─── COLLECTED MATERIAL
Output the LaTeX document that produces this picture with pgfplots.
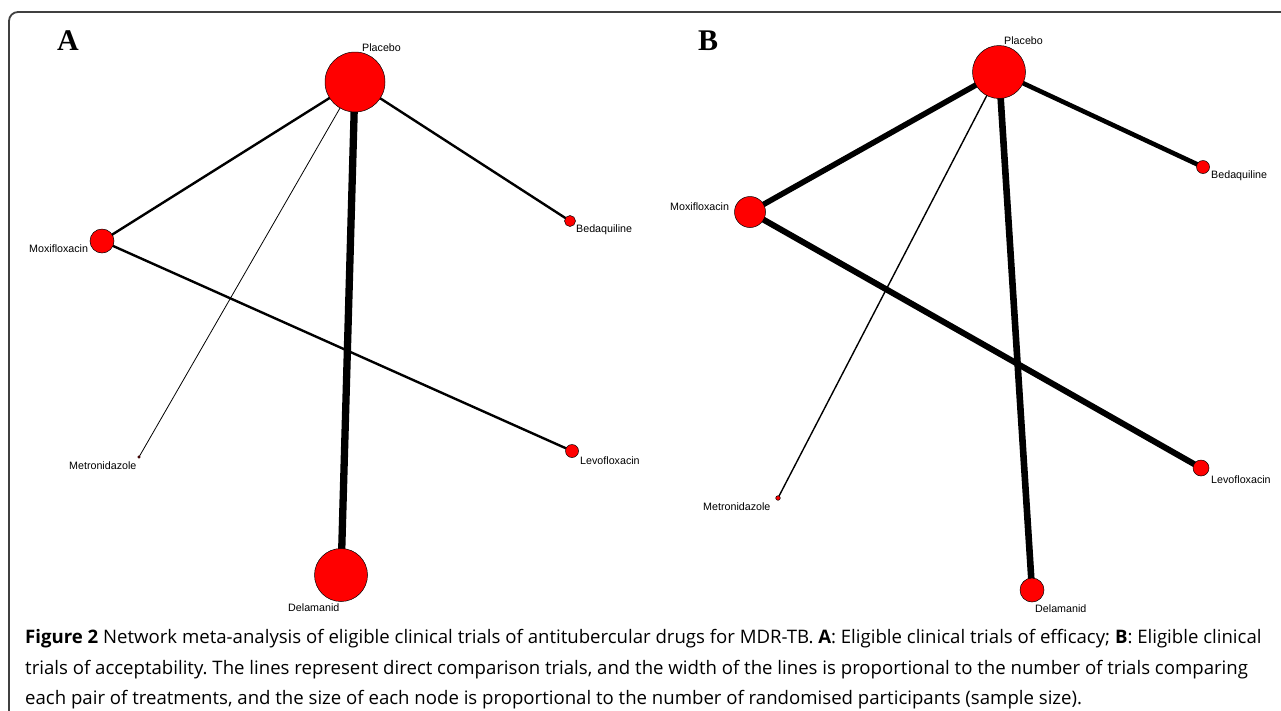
\documentclass[border=0pt]{standalone}
\usepackage{fontspec}
\setmainfont{Liberation Sans}
\newfontfamily\capfont{Open Sans}
\newfontfamily\letfont{Liberation Serif}
\usepackage{pgfplots}
\usepackage{pgfplotstable}
\pgfplotsset{compat=1.18}
\frenchspacing

% node positions (pixel coordinates), radius
\pgfplotstableread{
x y r
355 82 30
102 241 12
570 221 5.5
139 457 1.3
572 451 6.5
341 575 26.5
}\nodesA
\pgfplotstableread{
x y r
999 72 26.5
750 212 15.5
1203 167 6.5
778 498 2.3
1201 468 8
1032 590 12
}\nodesB
\pgfplotstableread{
x y label
362 51 Placebo
29 252 Moxifloxacin
576 232 Bedaquiline
69 469 Metronidazole
580 464 Levofloxacin
288 611 Delamanid
1004 44 Placebo
670 210 Moxifloxacin
1211 178 Bedaquiline
703 510 Metronidazole
1211 483 Levofloxacin
1035 612 Delamanid
}\labels

\newcommand\labfont{\fontsize{10.7}{12}\selectfont}
\newcommand\cfont{\capfont\fontsize{18.6}{22}\selectfont}

\begin{document}
\begin{tikzpicture}
\begin{axis}[
  width=1281pt, height=710pt, scale only axis,
  xmin=0, xmax=1281, ymin=0, ymax=710, y dir=reverse,
  hide axis, clip=true,
]
% frame
\draw[black!75, line width=1.8pt, rounded corners=9pt] (axis cs:9,730) -- (axis cs:9,12) -- (axis cs:1300,12);

% edges panel A
\addplot[black, line width=2.4pt] coordinates {(355,82) (102,241)};
\addplot[black, line width=0.8pt] coordinates {(355,82) (139,457)};
\addplot[black, line width=7.3pt] coordinates {(355,82) (341,575)};
\addplot[black, line width=2.4pt] coordinates {(355,82) (570,221)};
\addplot[black, line width=2.4pt] coordinates {(102,241) (572,451)};
% edges panel B
\addplot[black, line width=5.6pt] coordinates {(999,72) (750,212)};
\addplot[black, line width=1.4pt] coordinates {(999,72) (778,498)};
\addplot[black, line width=6.6pt] coordinates {(999,72) (1032,590)};
\addplot[black, line width=4.6pt] coordinates {(999,72) (1203,167)};
\addplot[black, line width=6pt] coordinates {(750,212) (1201,468)};

% nodes
\addplot[scatter, only marks, mark=*,
  scatter/use mapped color={draw=black, fill=red},
  visualization depends on={\thisrow{r}\as\rad},
  scatter/@pre marker code/.append style={/tikz/mark size=\rad pt},
  mark options={line width=0.5pt}]
  table[x=x, y=y] {\nodesA};
\addplot[scatter, only marks, mark=*,
  scatter/use mapped color={draw=black, fill=red},
  visualization depends on={\thisrow{r}\as\rad},
  scatter/@pre marker code/.append style={/tikz/mark size=\rad pt},
  mark options={line width=0.5pt}]
  table[x=x, y=y] {\nodesB};

% node labels
\addplot[only marks, mark=none, point meta=explicit symbolic,
  nodes near coords,
  every node near coord/.append style={anchor=base west, inner sep=0pt, font=\labfont, text=black}]
  table[x=x, y=y, meta=label] {\labels};

% panel letters
\node[anchor=base west, inner sep=0pt, font={\letfont\bfseries\fontsize{30}{30}\selectfont}] at (axis cs:57,50) {A};
\node[anchor=base west, inner sep=0pt, font={\letfont\bfseries\fontsize{30}{30}\selectfont}] at (axis cs:698,50) {B};

% caption
\node[anchor=base west, inner sep=0pt, font=\cfont] at (axis cs:25,643) {\textbf{Figure 2} Network meta-analysis of eligible clinical trials of antitubercular drugs for MDR-TB. \textbf{A}: Eligible clinical trials of efficacy; \textbf{B}: Eligible clinical};
\node[anchor=base west, inner sep=0pt, font=\cfont] at (axis cs:25,674) {trials of acceptability. The lines represent direct comparison trials, and the width of the lines is proportional to the number of trials comparing};
\node[anchor=base west, inner sep=0pt, font=\cfont] at (axis cs:25,704) {each pair of treatments, and the size of each node is proportional to the number of randomised participants (sample size).};
\end{axis}
\pgfresetboundingbox
\useasboundingbox (current axis.south west) rectangle (current axis.north east);
\end{tikzpicture}
\end{document}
──────
▶ _STATED GOAL_
Repeat, with no pictures, each line from the beginning of the data through the line containing "-- (axis cs:1300,12);", inclusive.

▶ _EXERCISE RESPONSE_
Output the LaTeX document that produces this picture with pgfplots.
\documentclass[border=0pt]{standalone}
\usepackage{fontspec}
\setmainfont{Liberation Sans}
\newfontfamily\capfont{Open Sans}
\newfontfamily\letfont{Liberation Serif}
\usepackage{pgfplots}
\usepackage{pgfplotstable}
\pgfplotsset{compat=1.18}
\frenchspacing

% node positions (pixel coordinates), radius
\pgfplotstableread{
x y r
355 82 30
102 241 12
570 221 5.5
139 457 1.3
572 451 6.5
341 575 26.5
}\nodesA
\pgfplotstableread{
x y r
999 72 26.5
750 212 15.5
1203 167 6.5
778 498 2.3
1201 468 8
1032 590 12
}\nodesB
\pgfplotstableread{
x y label
362 51 Placebo
29 252 Moxifloxacin
576 232 Bedaquiline
69 469 Metronidazole
580 464 Levofloxacin
288 611 Delamanid
1004 44 Placebo
670 210 Moxifloxacin
1211 178 Bedaquiline
703 510 Metronidazole
1211 483 Levofloxacin
1035 612 Delamanid
}\labels

\newcommand\labfont{\fontsize{10.7}{12}\selectfont}
\newcommand\cfont{\capfont\fontsize{18.6}{22}\selectfont}

\begin{document}
\begin{tikzpicture}
\begin{axis}[
  width=1281pt, height=710pt, scale only axis,
  xmin=0, xmax=1281, ymin=0, ymax=710, y dir=reverse,
  hide axis, clip=true,
]
% frame
\draw[black!75, line width=1.8pt, rounded corners=9pt] (axis cs:9,730) -- (axis cs:9,12) -- (axis cs:1300,12);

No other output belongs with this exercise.